Pues bien, el descalabro del turoperador británico no les va a la zaga. Cumple a la perfección con los principios más elementales del neoliberalismo. Lleva acumulando deudas desde hace más de una década, pero sus responsables apenas han hecho algo para cambiar la tendencia, salvo embolsarse más de 40 millones de euros en concepto de incentivos. Llegados al límite y con el agua al cuello se dejaron seducir en agosto por Fosun, el primer conglomerado privado de inversión de China que pone su dinero en todo lo que huele a pelotazo, salud, turismo, moda, banca u ocio. Por citar algunas, controla el Club Med de Francia, la firma de moda estadounidense St John, la joyería griega Folli Follie, la petrolera australiana Roc Oil o el club de fútbol inglés Wolverhampton Wanderers.

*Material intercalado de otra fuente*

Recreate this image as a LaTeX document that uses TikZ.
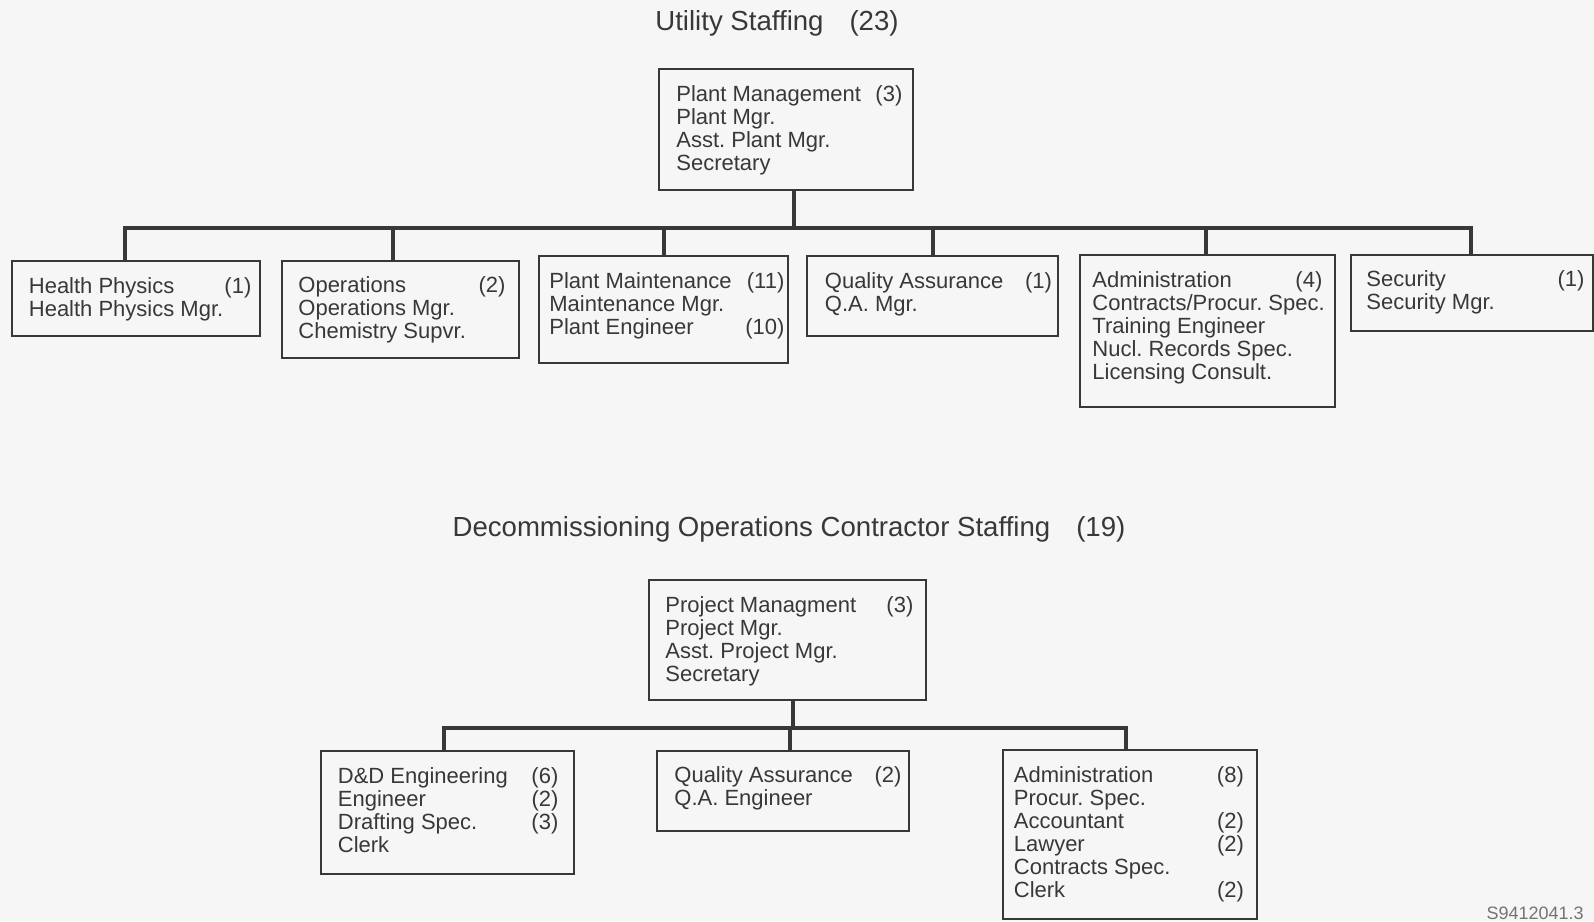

Los chinos están en su tarea acaparadora, mientras que los responsables de la empresa turística británica, lejos de admitir sus errores, contactaron, dos días antes de la quiebra, con el Gobierno de Boris Johnson para solicitar un rescate financiero con dinero público a fin de evitar la suspensión de pagos. Llegados a este punto es donde los protagonistas ponen en valor conceptos como opulencia privada y miseria pública o, volviendo a recoger ideas de Galbraith, “he aquí el hecho fundamental del siglo XXI: un sistema corporativo basado en un poder ilimitado para el autoenriquecimiento”.

Entre tanto no han cambiado el mensaje de los expertos o de los políticos, complacientes todos ellos con el poder financiero. Como tampoco ha servido de mucho de última crisis. La memoria humana debe ser muy frágil o acomodaticia como para olvidar factores fundamentales que permanecen en la zona oscura, lejos de cualquier análisis crítico, ocultos entre metáforas o eufemismos elevados a la categoría de paradigmas que nos hablan del libre mercado como el marco donde, sin la intervención o regulación del Estado, la gestión de las grandes corporaciones empresariales trabajan para ofrecer lo mejor a la sociedad, al tiempo que se estimula la economía de libre mercado, mientras que la diferencias salariales, cada día más grandes, y el enriquecimiento de unos pocos son daños colaterales que debemos aceptar como mal menor.

Se trata de factores como la gestión corporativa y la soberanía del consumidor, que no son debatidos ni refutados por otras ideas, simplemente son ignorados para calificar como inocente al fraude de las grandes corporaciones.